▸ EXERCISE DESCRIPTION: Omit all images, then return the remaining material exactly as it stands.

▸ DATASET SECTION:
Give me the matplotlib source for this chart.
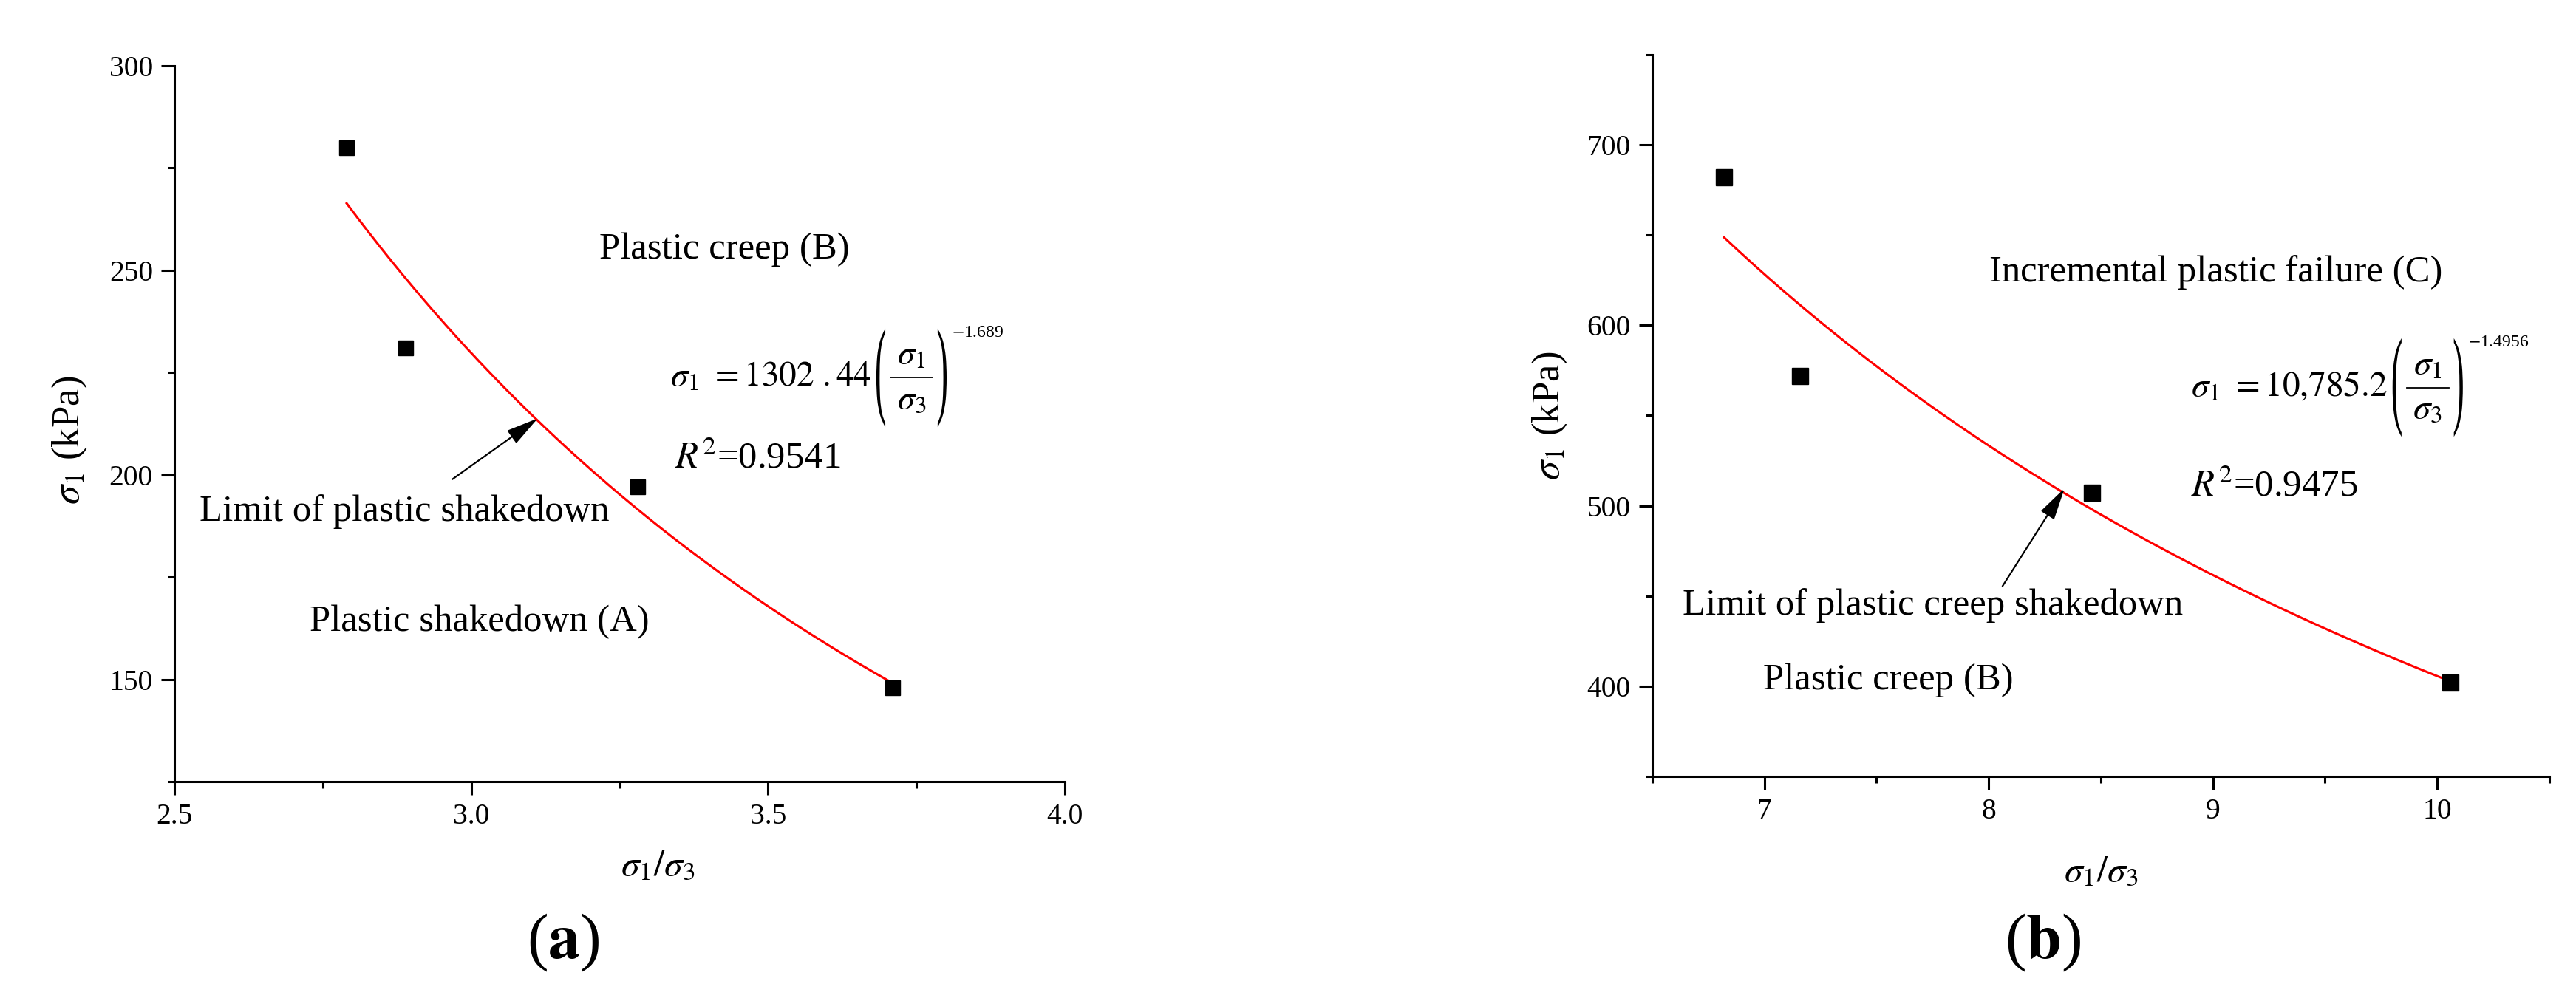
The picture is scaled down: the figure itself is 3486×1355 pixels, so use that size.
import numpy as np
import matplotlib.pyplot as plt
from matplotlib.ticker import MultipleLocator, FormatStrFormatter
from matplotlib.offsetbox import TextArea, DrawingArea, HPacker, VPacker, AnnotationBbox
from matplotlib.textpath import TextPath
from matplotlib.font_manager import FontProperties
from matplotlib.patches import PathPatch
from matplotlib.transforms import Affine2D
from matplotlib.lines import Line2D

plt.rcParams['font.family'] = ['Liberation Serif', 'DejaVu Serif']
plt.rcParams['mathtext.fontset'] = 'stix'

# Data
ratio_a = [2.79, 2.89, 3.28, 3.71]
sigma_a = [280, 231, 197, 148]
ratio_b = [6.82, 7.16, 8.46, 10.06]
sigma_b = [682, 572, 507, 402]

coef_a = r'$\sigma_1\ = 1302\ .44$'
exp_a = r'$-$1.689'
r2_a = r'$R^2$=0.9541'
coef_b = r'$\sigma_1\ = 10{,}785.2$'
exp_b = r'$-$1.4956'
r2_b = r'$R^2$=0.9475'

TXT = 36.5
EQ = 34


def power_fit(x, y):
    # allometric fit y = a * x^b (log-log least squares)
    b, lna = np.polyfit(np.log(x), np.log(y), 1)
    xs = np.linspace(min(x), max(x), 200)
    return xs, np.exp(lna) * xs ** b


def paren(ch, height=96):
    # tall thin bracket: a serif glyph stretched vertically
    tp = TextPath((0, 0), ch, size=EQ, prop=FontProperties(family='Liberation Serif'))
    ext = tp.get_extents()
    tr = Affine2D().translate(-ext.x0, -ext.y0).scale(1, height / ext.height)
    path = tp.transformed(tr)
    da = DrawingArea(ext.width, height)
    da.add_artist(PathPatch(path, fc='black', lw=0))
    return da


def equation(ax, x, y, coef, expo):
    bar = DrawingArea(41, 2)
    bar.add_artist(Line2D([0, 41], [1, 1], color='black', lw=1.3))
    frac = VPacker(children=[TextArea(r'$\sigma_1$', textprops=dict(fontsize=EQ)),
                             bar,
                             TextArea(r'$\sigma_3$', textprops=dict(fontsize=EQ))],
                   align='center', pad=0, sep=5)
    sup = VPacker(children=[TextArea(expo, textprops=dict(fontsize=17)),
                            DrawingArea(1, 88)], align='left', pad=0, sep=0)
    box = HPacker(children=[TextArea(coef, textprops=dict(fontsize=EQ)),
                            paren('('), frac, paren(')'), sup],
                  align='center', pad=0, sep=5)
    ab = AnnotationBbox(box, (x, y), xycoords='data', box_alignment=(0, 0.5),
                        frameon=False, pad=0)
    ax.add_artist(ab)


def style_axes(ax):
    for s in ['top', 'right']:
        ax.spines[s].set_visible(False)
    for s in ['left', 'bottom']:
        ax.spines[s].set_linewidth(2.2)
    ax.tick_params(which='major', direction='out', length=13, width=2.2, labelsize=28.5, pad=8)
    ax.tick_params(which='minor', direction='out', length=6.5, width=2.2)


fig = plt.figure(figsize=(34.87, 13.55), dpi=100)
ax1 = fig.add_axes([0.0677, 0.2192, 0.3456, 0.7151])
ax2 = fig.add_axes([0.6412, 0.2244, 0.3481, 0.7210])

arrow = dict(arrowstyle='-|>,head_length=0.9,head_width=0.22', color='black',
             lw=1.6, mutation_scale=30, shrinkA=0, shrinkB=0)

# ---- panel (a)
xs, ys = power_fit(ratio_a, sigma_a)
ax1.plot(xs, ys, color='red', lw=2.2, zorder=2)
ax1.plot(ratio_a, sigma_a, 's', color='black', markersize=14.5, zorder=3)
ax1.set_xlim(2.5, 4.0)
ax1.set_ylim(125, 300)
ax1.xaxis.set_major_locator(MultipleLocator(0.5))
ax1.xaxis.set_minor_locator(MultipleLocator(0.25))
ax1.xaxis.set_major_formatter(FormatStrFormatter('%.1f'))
ax1.yaxis.set_major_locator(MultipleLocator(50))
ax1.yaxis.set_minor_locator(MultipleLocator(25))
style_axes(ax1)
ax1.set_xlabel(r'$\sigma_1/\sigma_3$', fontsize=36)
ax1.xaxis.set_label_coords(0.543, -0.118)
ax1.xaxis.label.set_va('center')
ax1.set_ylabel(r'$\sigma_1$ (kPa)', fontsize=38)
ax1.yaxis.set_label_coords(-0.118, 0.477)
ax1.yaxis.label.set_va('center')

ax1.text(3.216, 255, 'Plastic creep (B)', fontsize=TXT, va='center')
equation(ax1, 3.335, 223.7, coef_a, exp_a)
ax1.text(3.343, 204, r2_a, fontsize=TXT, va='center')
ax1.text(2.542, 191, 'Limit of plastic shakedown', fontsize=TXT, va='center')
ax1.text(2.728, 164, 'Plastic shakedown (A)', fontsize=TXT, va='center')
ax1.annotate('', xy=(3.112, 213.8), xytext=(2.968, 198.9), arrowprops=arrow)

# ---- panel (b)
xs, ys = power_fit(ratio_b, sigma_b)
ax2.plot(xs, ys, color='red', lw=2.2, zorder=2)
ax2.plot(ratio_b, sigma_b, 's', color='black', markersize=15.5, zorder=3)
ax2.set_xlim(6.5, 10.5)
ax2.set_ylim(350, 750)
ax2.xaxis.set_major_locator(MultipleLocator(1))
ax2.xaxis.set_minor_locator(MultipleLocator(0.5))
ax2.yaxis.set_major_locator(MultipleLocator(100))
ax2.yaxis.set_minor_locator(MultipleLocator(50))
style_axes(ax2)
ax2.set_xlabel(r'$\sigma_1/\sigma_3$', fontsize=36)
ax2.xaxis.set_label_coords(0.5, -0.132)
ax2.xaxis.label.set_va('center')
ax2.set_ylabel(r'$\sigma_1$ (kPa)', fontsize=38)
ax2.yaxis.set_label_coords(-0.1145, 0.5)
ax2.yaxis.label.set_va('center')

ax2.text(8.002, 629.5, 'Incremental plastic failure (C)', fontsize=TXT, va='center')
equation(ax2, 8.903, 565.5, coef_b, exp_b)
ax2.text(8.903, 510.4, r2_b, fontsize=TXT, va='center')
ax2.text(6.634, 444.7, 'Limit of plastic creep shakedown', fontsize=TXT, va='center')
ax2.text(6.994, 403.1, 'Plastic creep (B)', fontsize=TXT, va='center')
ax2.annotate('', xy=(8.339, 509.7), xytext=(8.062, 455.4), arrowprops=arrow)

fig.text(0.2185, 0.0576, r'($\mathbf{a}$)', fontsize=62, ha='center', va='center')
fig.text(0.793, 0.0576, r'($\mathbf{b}$)', fontsize=62, ha='center', va='center')

plt.savefig('out.png', dpi=100)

▸ TASK RESPONSE:
Give me the matplotlib source for this chart.
The picture is scaled down: the figure itself is 3486×1355 pixels, so use that size.
import numpy as np
import matplotlib.pyplot as plt
from matplotlib.ticker import MultipleLocator, FormatStrFormatter
from matplotlib.offsetbox import TextArea, DrawingArea, HPacker, VPacker, AnnotationBbox
from matplotlib.textpath import TextPath
from matplotlib.font_manager import FontProperties
from matplotlib.patches import PathPatch
from matplotlib.transforms import Affine2D
from matplotlib.lines import Line2D

plt.rcParams['font.family'] = ['Liberation Serif', 'DejaVu Serif']
plt.rcParams['mathtext.fontset'] = 'stix'

# Data
ratio_a = [2.79, 2.89, 3.28, 3.71]
sigma_a = [280, 231, 197, 148]
ratio_b = [6.82, 7.16, 8.46, 10.06]
sigma_b = [682, 572, 507, 402]

coef_a = r'$\sigma_1\ = 1302\ .44$'
exp_a = r'$-$1.689'
r2_a = r'$R^2$=0.9541'
coef_b = r'$\sigma_1\ = 10{,}785.2$'
exp_b = r'$-$1.4956'
r2_b = r'$R^2$=0.9475'

TXT = 36.5
EQ = 34


def power_fit(x, y):
    # allometric fit y = a * x^b (log-log least squares)
    b, lna = np.polyfit(np.log(x), np.log(y), 1)
    xs = np.linspace(min(x), max(x), 200)
    return xs, np.exp(lna) * xs ** b


def paren(ch, height=96):
    # tall thin bracket: a serif glyph stretched vertically
    tp = TextPath((0, 0), ch, size=EQ, prop=FontProperties(family='Liberation Serif'))
    ext = tp.get_extents()
    tr = Affine2D().translate(-ext.x0, -ext.y0).scale(1, height / ext.height)
    path = tp.transformed(tr)
    da = DrawingArea(ext.width, height)
    da.add_artist(PathPatch(path, fc='black', lw=0))
    return da


def equation(ax, x, y, coef, expo):
    bar = DrawingArea(41, 2)
    bar.add_artist(Line2D([0, 41], [1, 1], color='black', lw=1.3))
    frac = VPacker(children=[TextArea(r'$\sigma_1$', textprops=dict(fontsize=EQ)),
                             bar,
                             TextArea(r'$\sigma_3$', textprops=dict(fontsize=EQ))],
                   align='center', pad=0, sep=5)
    sup = VPacker(children=[TextArea(expo, textprops=dict(fontsize=17)),
                            DrawingArea(1, 88)], align='left', pad=0, sep=0)
    box = HPacker(children=[TextArea(coef, textprops=dict(fontsize=EQ)),
                            paren('('), frac, paren(')'), sup],
                  align='center', pad=0, sep=5)
    ab = AnnotationBbox(box, (x, y), xycoords='data', box_alignment=(0, 0.5),
                        frameon=False, pad=0)
    ax.add_artist(ab)


def style_axes(ax):
    for s in ['top', 'right']:
        ax.spines[s].set_visible(False)
    for s in ['left', 'bottom']:
        ax.spines[s].set_linewidth(2.2)
    ax.tick_params(which='major', direction='out', length=13, width=2.2, labelsize=28.5, pad=8)
    ax.tick_params(which='minor', direction='out', length=6.5, width=2.2)


fig = plt.figure(figsize=(34.87, 13.55), dpi=100)
ax1 = fig.add_axes([0.0677, 0.2192, 0.3456, 0.7151])
ax2 = fig.add_axes([0.6412, 0.2244, 0.3481, 0.7210])

arrow = dict(arrowstyle='-|>,head_length=0.9,head_width=0.22', color='black',
             lw=1.6, mutation_scale=30, shrinkA=0, shrinkB=0)

# ---- panel (a)
xs, ys = power_fit(ratio_a, sigma_a)
ax1.plot(xs, ys, color='red', lw=2.2, zorder=2)
ax1.plot(ratio_a, sigma_a, 's', color='black', markersize=14.5, zorder=3)
ax1.set_xlim(2.5, 4.0)
ax1.set_ylim(125, 300)
ax1.xaxis.set_major_locator(MultipleLocator(0.5))
ax1.xaxis.set_minor_locator(MultipleLocator(0.25))
ax1.xaxis.set_major_formatter(FormatStrFormatter('%.1f'))
ax1.yaxis.set_major_locator(MultipleLocator(50))
ax1.yaxis.set_minor_locator(MultipleLocator(25))
style_axes(ax1)
ax1.set_xlabel(r'$\sigma_1/\sigma_3$', fontsize=36)
ax1.xaxis.set_label_coords(0.543, -0.118)
ax1.xaxis.label.set_va('center')
ax1.set_ylabel(r'$\sigma_1$ (kPa)', fontsize=38)
ax1.yaxis.set_label_coords(-0.118, 0.477)
ax1.yaxis.label.set_va('center')

ax1.text(3.216, 255, 'Plastic creep (B)', fontsize=TXT, va='center')
equation(ax1, 3.335, 223.7, coef_a, exp_a)
ax1.text(3.343, 204, r2_a, fontsize=TXT, va='center')
ax1.text(2.542, 191, 'Limit of plastic shakedown', fontsize=TXT, va='center')
ax1.text(2.728, 164, 'Plastic shakedown (A)', fontsize=TXT, va='center')
ax1.annotate('', xy=(3.112, 213.8), xytext=(2.968, 198.9), arrowprops=arrow)

# ---- panel (b)
xs, ys = power_fit(ratio_b, sigma_b)
ax2.plot(xs, ys, color='red', lw=2.2, zorder=2)
ax2.plot(ratio_b, sigma_b, 's', color='black', markersize=15.5, zorder=3)
ax2.set_xlim(6.5, 10.5)
ax2.set_ylim(350, 750)
ax2.xaxis.set_major_locator(MultipleLocator(1))
ax2.xaxis.set_minor_locator(MultipleLocator(0.5))
ax2.yaxis.set_major_locator(MultipleLocator(100))
ax2.yaxis.set_minor_locator(MultipleLocator(50))
style_axes(ax2)
ax2.set_xlabel(r'$\sigma_1/\sigma_3$', fontsize=36)
ax2.xaxis.set_label_coords(0.5, -0.132)
ax2.xaxis.label.set_va('center')
ax2.set_ylabel(r'$\sigma_1$ (kPa)', fontsize=38)
ax2.yaxis.set_label_coords(-0.1145, 0.5)
ax2.yaxis.label.set_va('center')

ax2.text(8.002, 629.5, 'Incremental plastic failure (C)', fontsize=TXT, va='center')
equation(ax2, 8.903, 565.5, coef_b, exp_b)
ax2.text(8.903, 510.4, r2_b, fontsize=TXT, va='center')
ax2.text(6.634, 444.7, 'Limit of plastic creep shakedown', fontsize=TXT, va='center')
ax2.text(6.994, 403.1, 'Plastic creep (B)', fontsize=TXT, va='center')
ax2.annotate('', xy=(8.339, 509.7), xytext=(8.062, 455.4), arrowprops=arrow)

fig.text(0.2185, 0.0576, r'($\mathbf{a}$)', fontsize=62, ha='center', va='center')
fig.text(0.793, 0.0576, r'($\mathbf{b}$)', fontsize=62, ha='center', va='center')

plt.savefig('out.png', dpi=100)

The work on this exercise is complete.